Regardless of your transplant type and how you may have gained weight after it, here are some tips on how to see the scale go down:
Cooking and Meal Planning
- Plan meals ahead of time.
- When designing a meal, follow the MyPlate method.
- Use cooking methods that will keep the foods out of reach for snacking, such as a slow cooker.
- Be aware of your portion sizes.
- Eat more fruits and vegetables.
- Choose whole grains, lean meats and low-fat dairy products most often.
- Keep treats like cake, candy, cookies, chips or soda to a minimum.
- If still hungry after meals using the MyPlate method, reach for more fruits and vegetables.
- Make sure you are drinking enough noncaloric fluids.
- Get active. Aim for at least 150 minutes of exercise weekly. It is better to split this up and do at least 20 minutes most days of the week.
- Do weight training. Add this in to boost your muscle mass after your surgeon clears you to do so, since muscle burns more calories at rest than fat does.

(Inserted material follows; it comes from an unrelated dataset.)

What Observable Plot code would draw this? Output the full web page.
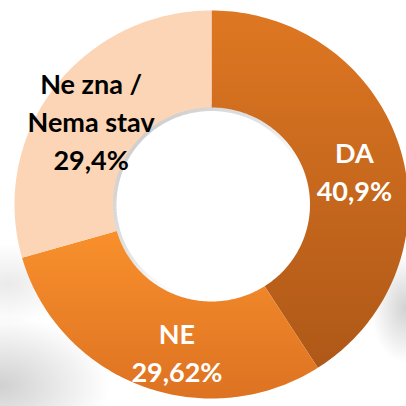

Accountability, or having someone to whom you report your weight loss progress, is also an important component of success.
An ideal body mass index target is 18.5-24.9, though Heather points out Mayo Clinic dietitians look at each patient individually and may aim for a different goal based on each patient’s history, muscle mass and strength, as well as personal goals.
“Definitely we are targeting a BMI less than 35, preferably less than 30,” she says. “I tell people to figure out their calorie needs based on age, weight, gender and activity levels—your dietitian can help you—and to stick with it. You can track your food intake using an app or online program.”
What to Expect from Your Weight Loss
As a rule of thumb, losing 1-2 pounds per week is a realistic expectation, Heather says, pointing out that faster weight loss leads to more muscle mass losses and is likely not sustainable over the long term.
“The key to weight loss is making lifelong lifestyle changes with regard to food and physical activity,” she says. “Diets don’t work, as people do them for a short time and then return to their old patterns.”
It’s also important to keep in mind that each transplant—the organ and the recipient—is different, and that what works for one person’s weight loss might not work for another, Heather explains. She feels strongly, though, that all patients are capable of losing weight after transplant, especially if they make SMART goals and a solid promise to themselves to make changes.
“With commitment to goals, transplant recipients can reach them,” she says.